While EU membership has greatly assisted the modernization of the Irish economy (especially the country's ability to attract U.S. foreign direct investment), the food and agriculture sector, tourism, as well as Irish SMEs (small and medium-sized enterprises) are still heavily dependent on the British market. These are employment-rich areas. The Irish Department of Finance has made pessimistic economic projections about the effect of Brexit, including 40,000 job losses, a 30-per-cent drop in Irish exports to the UK and a possible diminution of 4 per cent in Ireland's GDP.

Ireland and Britain operate a common travel area, allowing their citizens to travel to each other's country without passports; they can vote and access social supports freely in each other's jurisdictions. Both the British and Irish governments will work to hold onto this system, but it is by no means certain that the other EU countries will permit such cozy arrangements. With some European states calling for punishment of the Brits, the atmosphere is not conducive to sensible solutions.

There is also the possibility of a reinstatement of a physical border between the Republic in the south and Northern Ireland. That border had been effectively removed by the Good Friday Agreement in 1998. The reimposition of controls here could torpedo that agreement, which brought the Northern Ireland Troubles to an end. This is probably the most neuralgic point for Irish voters. Prime Minister Enda Kenny has already conceded that avoiding this will be difficult.

With so much at stake, the Irish government has kept its head down and rebuffed numerous pleas within Ireland to appoint a special minister for Brexit. This proposal has overwhelming support in opinion polls (74 per cent). The government has placed its trust in the EU to do the direct negotiations with the U.K. for the remaining 27 countries, including Ireland. There is widespread skepticism within the country that the same authorities, which inflicted a notorious bailout on Ireland, are now going to place the country at the forefront of their considerations.

As the implications of the forthcoming rupture between the U.K. and the EU becomes clearer, Irish public opinion has started to shift. In a recent poll in Ireland's leading business paper, the Sunday Business Post, 56 per cent of those polled believed that links with the U.K. are more important than with the rest of the EU. Support for an "Irexit" in the event of a hard Brexit was 28 per cent, but this would have barely registered any support a year ago.

Questions are being asked as to whether it is not more disruptive to break with Britain and Northern Ireland than with the remaining 26. Certainly, from a cultural, historical and family-ties point of view, Ireland and the U.K. are the closest of any two EU countries. Without the U.K., Ireland will be left with no natural allies inside the EU. It will be an island off the west coast of Europe, behind another larger island which is not part of the EU.

Given that it is so overwhelmingly in Ireland's interest to negotiate directly with Britain on Brexit, the obvious question must be asked as to why the Irish authorities are pursuing the current course. The answer lies in the way the European Union has worked with the political and bureaucratic elites there over the years. Constant meetings in Brussels involving ministers and officials have left them much more Eurocentric than the population at large.

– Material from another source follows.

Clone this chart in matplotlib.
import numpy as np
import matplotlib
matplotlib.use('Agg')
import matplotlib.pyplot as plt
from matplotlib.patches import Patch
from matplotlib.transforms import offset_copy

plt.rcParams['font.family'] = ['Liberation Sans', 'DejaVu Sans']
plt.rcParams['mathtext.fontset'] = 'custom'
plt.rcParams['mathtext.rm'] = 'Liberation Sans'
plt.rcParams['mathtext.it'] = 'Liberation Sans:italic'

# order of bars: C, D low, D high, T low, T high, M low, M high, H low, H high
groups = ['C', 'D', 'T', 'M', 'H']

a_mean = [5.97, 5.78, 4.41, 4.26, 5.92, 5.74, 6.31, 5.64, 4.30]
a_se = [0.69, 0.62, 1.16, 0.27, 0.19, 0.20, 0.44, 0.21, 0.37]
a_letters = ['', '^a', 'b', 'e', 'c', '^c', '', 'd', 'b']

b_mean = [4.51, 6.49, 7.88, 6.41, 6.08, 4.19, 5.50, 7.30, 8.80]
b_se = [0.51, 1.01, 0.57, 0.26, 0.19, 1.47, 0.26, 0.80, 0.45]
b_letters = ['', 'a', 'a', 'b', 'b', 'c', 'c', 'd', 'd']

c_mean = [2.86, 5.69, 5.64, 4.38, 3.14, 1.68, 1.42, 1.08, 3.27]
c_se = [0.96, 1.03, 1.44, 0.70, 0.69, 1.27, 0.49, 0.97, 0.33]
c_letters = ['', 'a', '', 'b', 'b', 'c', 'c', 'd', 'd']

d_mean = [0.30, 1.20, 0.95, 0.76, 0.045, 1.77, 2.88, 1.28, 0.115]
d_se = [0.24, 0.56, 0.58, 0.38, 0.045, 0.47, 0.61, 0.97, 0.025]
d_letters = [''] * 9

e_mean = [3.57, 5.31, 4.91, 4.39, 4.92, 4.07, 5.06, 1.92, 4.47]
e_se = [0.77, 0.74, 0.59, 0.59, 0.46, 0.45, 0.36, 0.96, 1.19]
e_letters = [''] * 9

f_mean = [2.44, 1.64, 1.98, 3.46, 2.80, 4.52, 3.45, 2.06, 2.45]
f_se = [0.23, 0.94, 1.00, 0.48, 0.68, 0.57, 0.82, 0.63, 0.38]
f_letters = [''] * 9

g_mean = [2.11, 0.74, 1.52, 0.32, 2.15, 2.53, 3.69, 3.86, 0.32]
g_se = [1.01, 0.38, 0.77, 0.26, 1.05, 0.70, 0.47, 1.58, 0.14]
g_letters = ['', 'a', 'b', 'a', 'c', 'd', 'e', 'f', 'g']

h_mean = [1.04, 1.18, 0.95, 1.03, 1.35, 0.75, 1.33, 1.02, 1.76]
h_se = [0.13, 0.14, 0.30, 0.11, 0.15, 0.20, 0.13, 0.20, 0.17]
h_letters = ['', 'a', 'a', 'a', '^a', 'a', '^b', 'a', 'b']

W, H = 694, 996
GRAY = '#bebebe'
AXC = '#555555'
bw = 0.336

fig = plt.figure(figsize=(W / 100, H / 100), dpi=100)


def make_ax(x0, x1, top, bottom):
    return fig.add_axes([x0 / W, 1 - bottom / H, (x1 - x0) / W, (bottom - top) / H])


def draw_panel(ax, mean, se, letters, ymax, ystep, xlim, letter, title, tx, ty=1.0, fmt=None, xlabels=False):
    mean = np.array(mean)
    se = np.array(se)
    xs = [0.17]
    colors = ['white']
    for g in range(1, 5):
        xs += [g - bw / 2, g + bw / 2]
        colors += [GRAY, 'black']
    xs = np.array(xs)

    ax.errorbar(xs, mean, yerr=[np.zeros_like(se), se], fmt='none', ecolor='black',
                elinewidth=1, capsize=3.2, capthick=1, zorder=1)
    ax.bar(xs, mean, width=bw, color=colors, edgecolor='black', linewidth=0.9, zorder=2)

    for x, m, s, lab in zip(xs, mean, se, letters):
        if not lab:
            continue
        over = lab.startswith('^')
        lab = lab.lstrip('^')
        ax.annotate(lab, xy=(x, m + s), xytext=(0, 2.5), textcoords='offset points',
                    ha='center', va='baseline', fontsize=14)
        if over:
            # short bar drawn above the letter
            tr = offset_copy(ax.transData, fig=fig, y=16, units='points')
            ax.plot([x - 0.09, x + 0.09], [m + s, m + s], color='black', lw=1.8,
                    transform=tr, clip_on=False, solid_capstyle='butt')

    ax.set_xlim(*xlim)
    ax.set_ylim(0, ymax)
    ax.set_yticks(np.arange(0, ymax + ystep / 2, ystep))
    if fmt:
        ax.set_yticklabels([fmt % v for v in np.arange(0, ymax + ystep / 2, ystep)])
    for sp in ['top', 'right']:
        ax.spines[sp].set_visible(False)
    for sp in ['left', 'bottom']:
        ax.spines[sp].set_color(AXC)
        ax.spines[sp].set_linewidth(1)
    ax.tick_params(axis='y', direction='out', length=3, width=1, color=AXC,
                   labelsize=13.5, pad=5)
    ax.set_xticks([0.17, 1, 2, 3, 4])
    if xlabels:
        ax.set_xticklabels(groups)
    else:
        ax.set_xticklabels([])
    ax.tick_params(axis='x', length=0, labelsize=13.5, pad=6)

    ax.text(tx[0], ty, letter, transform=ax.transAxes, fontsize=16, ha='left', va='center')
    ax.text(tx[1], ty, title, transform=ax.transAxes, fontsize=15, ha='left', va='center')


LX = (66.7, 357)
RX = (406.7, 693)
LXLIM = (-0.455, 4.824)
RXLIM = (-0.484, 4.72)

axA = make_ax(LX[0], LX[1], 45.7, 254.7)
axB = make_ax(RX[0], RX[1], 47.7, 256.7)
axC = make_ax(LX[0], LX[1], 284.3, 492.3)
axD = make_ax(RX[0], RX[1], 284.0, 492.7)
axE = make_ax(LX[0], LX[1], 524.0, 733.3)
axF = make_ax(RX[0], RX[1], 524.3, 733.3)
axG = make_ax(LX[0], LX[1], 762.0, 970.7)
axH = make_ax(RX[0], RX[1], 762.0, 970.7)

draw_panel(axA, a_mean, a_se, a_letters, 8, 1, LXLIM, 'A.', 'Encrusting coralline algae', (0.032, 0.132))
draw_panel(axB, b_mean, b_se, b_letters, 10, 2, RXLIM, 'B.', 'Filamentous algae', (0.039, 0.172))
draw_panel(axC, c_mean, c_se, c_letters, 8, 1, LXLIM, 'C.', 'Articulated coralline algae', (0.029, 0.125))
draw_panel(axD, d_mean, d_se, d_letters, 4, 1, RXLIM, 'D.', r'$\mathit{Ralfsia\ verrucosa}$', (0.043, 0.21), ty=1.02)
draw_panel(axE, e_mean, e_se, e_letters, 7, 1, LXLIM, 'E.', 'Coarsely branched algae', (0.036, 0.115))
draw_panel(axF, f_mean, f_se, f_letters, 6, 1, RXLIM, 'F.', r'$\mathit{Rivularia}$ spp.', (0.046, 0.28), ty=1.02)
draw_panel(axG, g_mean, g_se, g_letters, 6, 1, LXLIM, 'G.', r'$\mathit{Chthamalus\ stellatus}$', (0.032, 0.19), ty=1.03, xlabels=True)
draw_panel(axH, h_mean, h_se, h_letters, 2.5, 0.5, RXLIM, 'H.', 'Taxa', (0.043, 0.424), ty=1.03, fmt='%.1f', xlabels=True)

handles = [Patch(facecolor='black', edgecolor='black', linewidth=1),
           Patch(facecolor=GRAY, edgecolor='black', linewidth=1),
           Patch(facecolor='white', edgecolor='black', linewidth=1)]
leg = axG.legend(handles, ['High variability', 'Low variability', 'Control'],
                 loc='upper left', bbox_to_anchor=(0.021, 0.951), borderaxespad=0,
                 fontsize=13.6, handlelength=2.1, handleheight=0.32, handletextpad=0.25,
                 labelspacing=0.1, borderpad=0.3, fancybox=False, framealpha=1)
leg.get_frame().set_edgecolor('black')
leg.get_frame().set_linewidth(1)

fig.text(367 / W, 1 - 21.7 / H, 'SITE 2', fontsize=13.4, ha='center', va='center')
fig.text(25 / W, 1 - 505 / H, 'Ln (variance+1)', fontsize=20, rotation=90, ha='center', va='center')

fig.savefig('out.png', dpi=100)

They also need to be much more aware of the wider international environment. The U.K. is energetically seeking new trade agreements, and the prospect of an anglophone North Atlantic free-trade area, encompassing the U.S., Canada and Britain, is emerging as a strong possibility.

Given Ireland's geographic position, its trade links and its ethnic connections with these three countries, it would be very foolish of any Irish government not to have a Plan B in its sights should the Brexit discussions end in acrimony. However, this would require a much more independent line than the present course.